Kime's mother, Kimberly Kime-Parks, blasted the Seattle Police Department for letting the riots escalate out of control. "I always thought police were there to protect and serve, but they weren't there to protect and serve my son", she said. Other people questioned why police didn't act sooner. In the wake of the riots, Mayor Paul Schell announced a moratorium on Mardi Gras celebrations in Seattle. Kime's family filed a lawsuit against the City of Seattle, claiming the city had enhanced the danger to citizens, a claim based on instructions given to police officers to stand by and not intervene. The lawsuit claimed this empowered and emboldened lawlessness as gang members and others brutalized innocent revelers. When the case settled, the family received $1,750,000 from the City of Seattle, and annuity payments to be used to set up a scholarship in Kris Kime's name. In addition, a bronze plaque was placed in Pioneer Square in memorial to Kris's life.

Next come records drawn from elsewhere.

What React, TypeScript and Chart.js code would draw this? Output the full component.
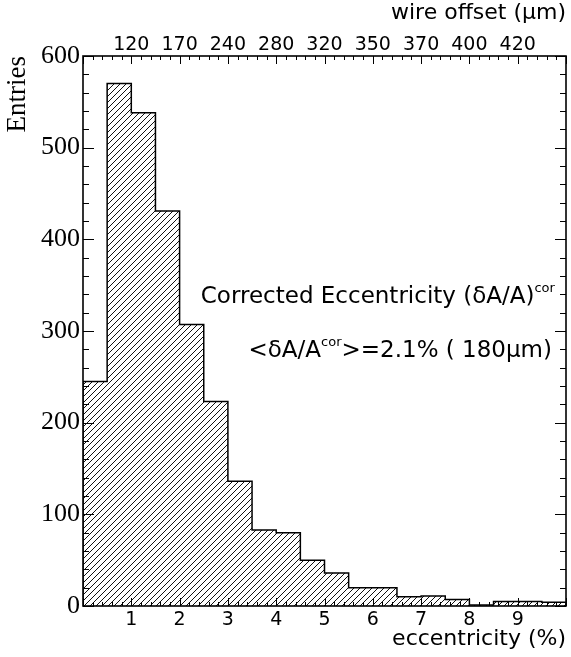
import { useEffect, useRef } from 'react';
import { Chart, registerables } from 'chart.js';

Chart.register(...registerables);

// Corrected wire eccentricity histogram, 0.5 % wide bins
const binLowEdges = [0, 0.5, 1, 1.5, 2, 2.5, 3, 3.5, 4, 4.5, 5, 5.5, 6, 6.5, 7, 7.5, 8, 8.5, 9, 9.5];
const binUpperEdge = 10;
const entries = [245, 570, 538, 431, 307, 223, 136, 83, 80, 50, 36, 20, 20, 10, 11, 7, 1, 5, 5, 4];

// Axis labelling
const eccentricityTicks = [1, 2, 3, 4, 5, 6, 7, 8, 9];
const wireOffsetLabels = ['120', '170', '240', '280', '320', '350', '370', '400', '420'];
const entriesTicks = [0, 100, 200, 300, 400, 500, 600];

const SANS = '"DejaVu Sans", sans-serif';
const SERIF = '"Liberation Serif", "Times New Roman", serif';

function makeHatch(): CanvasPattern | string {
  const size = 6;
  const c = document.createElement('canvas');
  c.width = size;
  c.height = size;
  const g = c.getContext('2d');
  if (!g) return '#fff';
  g.fillStyle = '#fff';
  g.fillRect(0, 0, size, size);
  g.strokeStyle = '#111';
  g.lineWidth = 1;
  g.beginPath();
  g.moveTo(0, size);
  g.lineTo(size, 0);
  g.moveTo(-1, 1);
  g.lineTo(1, -1);
  g.moveTo(size - 1, size + 1);
  g.lineTo(size + 1, size - 1);
  g.stroke();
  return g.createPattern(c, 'repeat') || '#fff';
}

// Frame with inward-pointing major/minor ticks on all four sides
const frameTicks = {
  id: 'frameTicks',
  afterDatasetsDraw(chart: any) {
    const { ctx, chartArea: a, scales } = chart;
    const xs = scales.x;
    const ys = scales.y;
    ctx.save();
    ctx.strokeStyle = '#000';
    ctx.lineWidth = 1;
    ctx.beginPath();
    for (let i = 0; i <= 50; i++) {
      const px = Math.round(xs.getPixelForValue(i * 0.2)) + 0.5;
      const len = i % 5 === 0 ? 8 : 4;
      ctx.moveTo(px, a.bottom);
      ctx.lineTo(px, a.bottom - len);
      ctx.moveTo(px, a.top);
      ctx.lineTo(px, a.top + len);
    }
    for (let i = 0; i <= 30; i++) {
      const py = Math.round(ys.getPixelForValue(i * 20)) + 0.5;
      const len = i % 5 === 0 ? 11 : 6;
      ctx.moveTo(a.left, py);
      ctx.lineTo(a.left + len, py);
      ctx.moveTo(a.right, py);
      ctx.lineTo(a.right - len, py);
    }
    ctx.stroke();
    ctx.lineWidth = 1.6;
    ctx.strokeRect(a.left, a.top, a.right - a.left, a.bottom - a.top);
    ctx.restore();
  },
};

type Part = { text: string; sup?: boolean };

function drawRich(ctx: CanvasRenderingContext2D, parts: Part[], right: number, baseline: number) {
  const mainFont = `23px ${SANS}`;
  const supFont = `13px ${SANS}`;
  const widths = parts.map((p) => {
    ctx.font = p.sup ? supFont : mainFont;
    return ctx.measureText(p.text).width;
  });
  let x = right - widths.reduce((s, w) => s + w, 0);
  parts.forEach((p, i) => {
    ctx.font = p.sup ? supFont : mainFont;
    ctx.fillText(p.text, x, p.sup ? baseline - 11 : baseline);
    x += widths[i];
  });
}

// Legend-style annotation inside the frame
const annotation = {
  id: 'annotation',
  afterDraw(chart: any) {
    const { ctx, scales } = chart;
    const xs = scales.x;
    const ys = scales.y;
    ctx.save();
    ctx.fillStyle = '#000';
    ctx.textAlign = 'left';
    ctx.textBaseline = 'alphabetic';
    drawRich(
      ctx,
      [{ text: 'Corrected Eccentricity (δA/A)' }, { text: 'cor', sup: true }],
      xs.getPixelForValue(9.77),
      ys.getPixelForValue(331)
    );
    drawRich(
      ctx,
      [{ text: '<δA/A' }, { text: 'cor', sup: true }, { text: '>=2.1% ( 180μm)' }],
      xs.getPixelForValue(9.71),
      ys.getPixelForValue(272)
    );
    ctx.restore();
  },
};

export default function App() {
  const canvasRef = useRef<HTMLCanvasElement>(null);

  useEffect(() => {
    document.body.style.margin = '0';
    const canvas = canvasRef.current;
    if (!canvas) return;

    const outline = [
      { x: binLowEdges[0], y: 0 },
      ...binLowEdges.map((x, i) => ({ x, y: entries[i] })),
      { x: binUpperEdge, y: entries[entries.length - 1] },
      { x: binUpperEdge, y: 0 },
    ];

    const chart = new Chart(canvas, {
      type: 'line',
      data: {
        datasets: [
          {
            data: outline,
            stepped: 'before',
            fill: 'origin',
            backgroundColor: makeHatch(),
            borderColor: '#000',
            borderWidth: 1.5,
            pointRadius: 0,
            tension: 0,
          } as any,
        ],
      },
      options: {
        animation: false,
        responsive: false,
        devicePixelRatio: 1,
        layout: { padding: { left: 0, right: 5, top: 0, bottom: 0 } },
        plugins: { legend: { display: false }, tooltip: { enabled: false } },
        scales: {
          x: {
            type: 'linear',
            position: 'bottom',
            min: 0,
            max: binUpperEdge,
            grid: { display: false, drawTicks: false },
            border: { display: false },
            afterBuildTicks: (s: any) => {
              s.ticks = eccentricityTicks.map((v) => ({ value: v }));
            },
            afterFit: (s: any) => {
              s.height = 51;
            },
            ticks: {
              color: '#000',
              font: { family: SANS, size: 19 },
              padding: 3,
              maxRotation: 0,
              autoSkip: false,
              callback: (v: any) => String(v),
            },
            title: {
              display: true,
              text: 'eccentricity (%)',
              align: 'end',
              color: '#000',
              font: { family: SANS, size: 22 },
              padding: { top: 0, bottom: 5 },
            },
          },
          xTop: {
            type: 'linear',
            position: 'top',
            min: 0,
            max: binUpperEdge,
            grid: { display: false, drawTicks: false },
            border: { display: false },
            afterBuildTicks: (s: any) => {
              s.ticks = eccentricityTicks.map((v) => ({ value: v }));
            },
            afterFit: (s: any) => {
              s.height = 56;
            },
            ticks: {
              color: '#000',
              font: { family: SANS, size: 19 },
              padding: 0,
              maxRotation: 0,
              autoSkip: false,
              callback: (v: any) => wireOffsetLabels[eccentricityTicks.indexOf(Number(v))] ?? '',
            },
            title: {
              display: true,
              text: 'wire offset (μm)',
              align: 'end',
              color: '#000',
              font: { family: SANS, size: 22 },
              padding: { top: 0, bottom: 0 },
            },
          },
          y: {
            type: 'linear',
            min: 0,
            max: 600,
            grid: { display: false, drawTicks: false },
            border: { display: false },
            afterBuildTicks: (s: any) => {
              s.ticks = entriesTicks.map((v) => ({ value: v }));
            },
            afterFit: (s: any) => {
              s.width = 83;
            },
            ticks: {
              color: '#000',
              font: { family: SERIF, size: 26 },
              padding: 3,
              autoSkip: false,
            },
            title: {
              display: true,
              text: 'Entries',
              align: 'end',
              color: '#000',
              font: { family: SERIF, size: 27 },
              padding: { top: 2, bottom: 0 },
            },
          },
        },
      } as any,
      plugins: [frameTicks, annotation],
    });

    return () => chart.destroy();
  }, []);

  return (
    <div style={{ width: 571, height: 657 }}>
      <canvas ref={canvasRef} width={571} height={657} style={{ display: 'block' }} />
    </div>
  );
}
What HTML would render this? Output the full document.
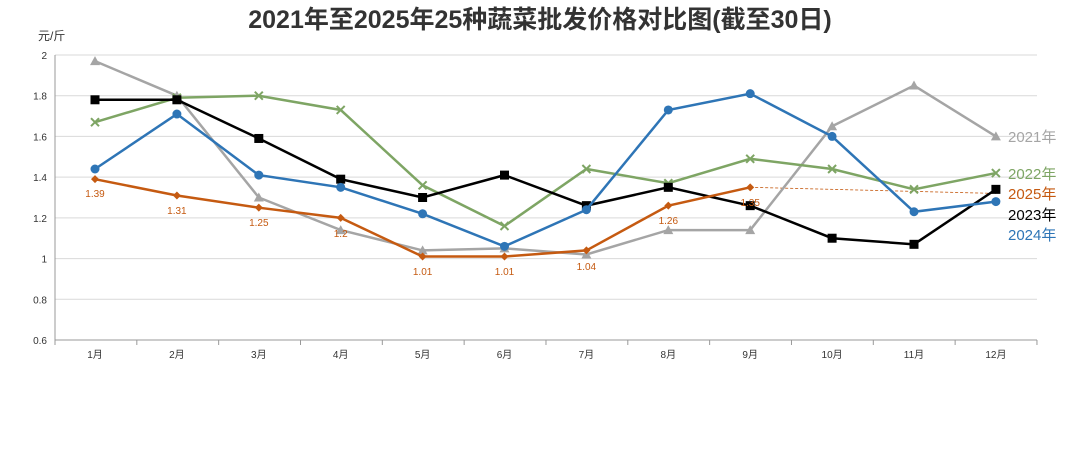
<!DOCTYPE html>
<html><head><meta charset="utf-8"><style>
body{margin:0;background:#fff;width:1080px;height:449px;overflow:hidden}
svg{font-family:"Liberation Sans","Noto Sans CJK SC",sans-serif}
</style></head><body>
<svg id="s" width="1080" height="449" xmlns="http://www.w3.org/2000/svg">
<text x="540" y="28" text-anchor="middle" font-size="25" font-weight="bold" fill="#333">2021年至2025年25种蔬菜批发价格对比图(截至30日)</text>
<text x="38" y="40" font-size="12" fill="#333">元/斤</text>
<g id="g"></g>
</svg>
<script>
const g=document.getElementById('g');let h='';
const X=i=>95+i*81.9, Y=v=>340-(v-0.6)*203.57;
for(let k=0;k<8;k++){const v=0.6+k*0.2,y=Y(v);h+=`<line x1="55" x2="1037" y1="${y}" y2="${y}" stroke="${k?'#d9d9d9':'#999'}"/>`;h+=`<text x="47" y="${y+4}" text-anchor="end" font-size="10" fill="#333">${+v.toFixed(1)}</text>`;}
h+=`<line x1="55" x2="55" y1="55" y2="340" stroke="#999"/>`;
for(let i=0;i<=12;i++){const x=55+i*81.83;h+=`<line x1="${x}" x2="${x}" y1="340" y2="345" stroke="#999"/>`;}
for(let i=0;i<12;i++)h+=`<text x="${X(i)}" y="358" text-anchor="middle" font-size="10" fill="#333">${i+1}月</text>`;
const S=[
['#a5a5a5','tri',[1.97,1.80,1.30,1.14,1.04,1.05,1.02,1.14,1.14,1.65,1.85,1.60],'2021年',142],
['#7ea564','x',[1.67,1.79,1.80,1.73,1.36,1.16,1.44,1.37,1.49,1.44,1.34,1.42],'2022年',179],
['#000','sq',[1.78,1.78,1.59,1.39,1.30,1.41,1.26,1.35,1.26,1.10,1.07,1.34],'2023年',220],
['#2e75b6','c',[1.44,1.71,1.41,1.35,1.22,1.06,1.24,1.73,1.81,1.60,1.23,1.28],'2024年',240],
['#c55a11','d',[1.39,1.31,1.25,1.20,1.01,1.01,1.04,1.26,1.35],'2025年',199]];
h+=`<line x1="${X(8)}" y1="${Y(1.35)}" x2="${X(11)}" y2="${Y(1.32)}" stroke="#c55a11" stroke-dasharray="3,2" stroke-width="0.8"/>`;
for(const [c,m,d,l,ly] of S){
h+=`<polyline fill="none" stroke="${c}" stroke-width="2.5" points="${d.map((v,i)=>X(i)+','+Y(v)).join(' ')}"/>`;
d.forEach((v,i)=>{const x=X(i),y=Y(v);
if(m=='tri')h+=`<polygon points="${x},${y-5} ${x-5},${y+4} ${x+5},${y+4}" fill="${c}"/>`;
if(m=='x')h+=`<path d="M${x-4} ${y-4}L${x+4} ${y+4}M${x-4} ${y+4}L${x+4} ${y-4}" stroke="${c}" stroke-width="2"/>`;
if(m=='sq')h+=`<rect x="${x-4.5}" y="${y-4.5}" width="9" height="9" fill="${c}"/>`;
if(m=='c')h+=`<circle cx="${x}" cy="${y}" r="4.5" fill="${c}"/>`;
if(m=='d')h+=`<polygon points="${x},${y-4} ${x+4},${y} ${x},${y+4} ${x-4},${y}" fill="${c}"/>`;});
h+=`<text x="1008" y="${ly}" font-size="15" fill="${c}">${l}</text>`;}
const L=[['1.39',0,197],['1.31',1,214],['1.25',2,226],['1.2',3,237],['1.01',4,275],['1.01',5,275],['1.04',6,270],['1.26',7,224],['1.35',8,206]];
for(const [t,i,y] of L)h+=`<text x="${X(i)}" y="${y}" text-anchor="middle" font-size="10" fill="#c55a11">${t}</text>`;
g.innerHTML=h;
</script>
</body></html>
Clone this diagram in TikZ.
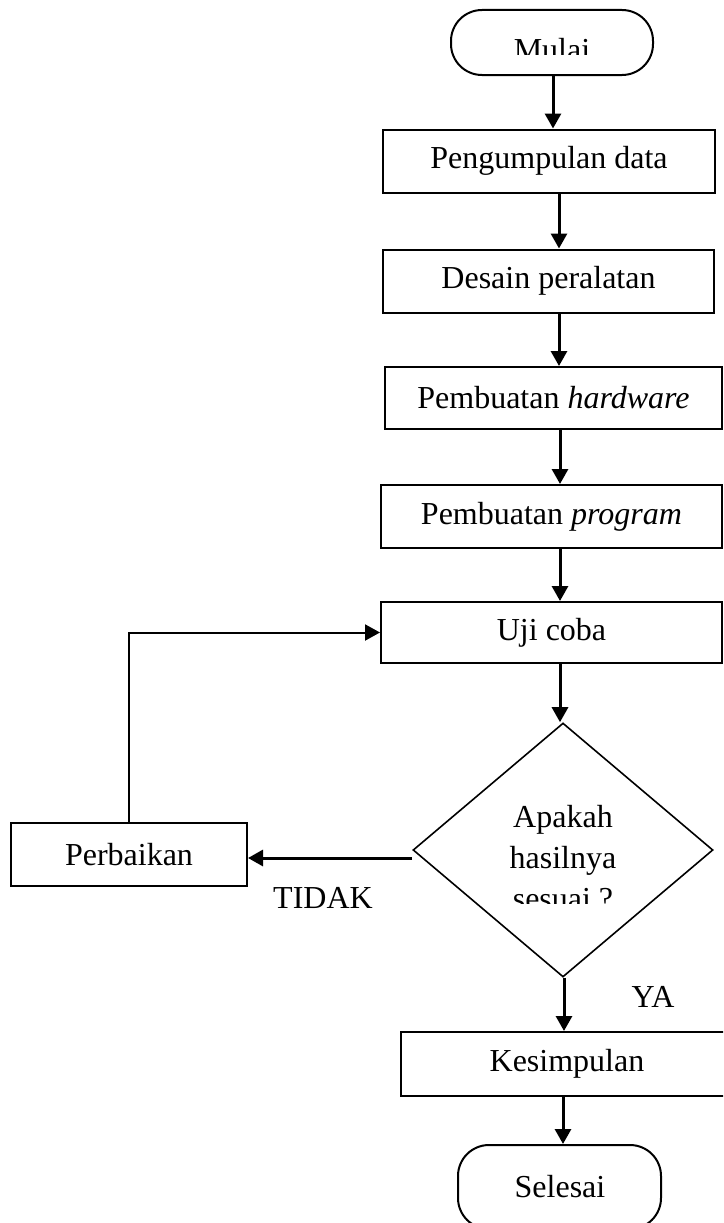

The attacker was identified by police as 17-year-old Jerell Thomas. He was convicted of second-degree murder in 2001. The conviction was overturned by the Washington State Court of Appeals. The appeal was based on a prior state Supreme Court decision ruling that an assault leading to death cannot be murder without intent to kill. In 2006, Thomas was retried and pleaded guilty to the lesser charge of second-degree manslaughter, receiving a 10-year jail sentence. Thomas was released from prison in December 2009. Since that time, Thomas has been convicted in multiple domestic violence incidents. He is serving a five-year prison sentence for domestic violence assault and harassment with an additional firearms charge stemming from a 2011 incident with a girlfriend.

A CBS News story in March 2006 reported that Kime's organs had been made available for donation after his death. Five recipients received organ transplants. The five recipients of Kime's organs were invited to the wedding of Kime's sister, Kirsten, which was held in May 2006.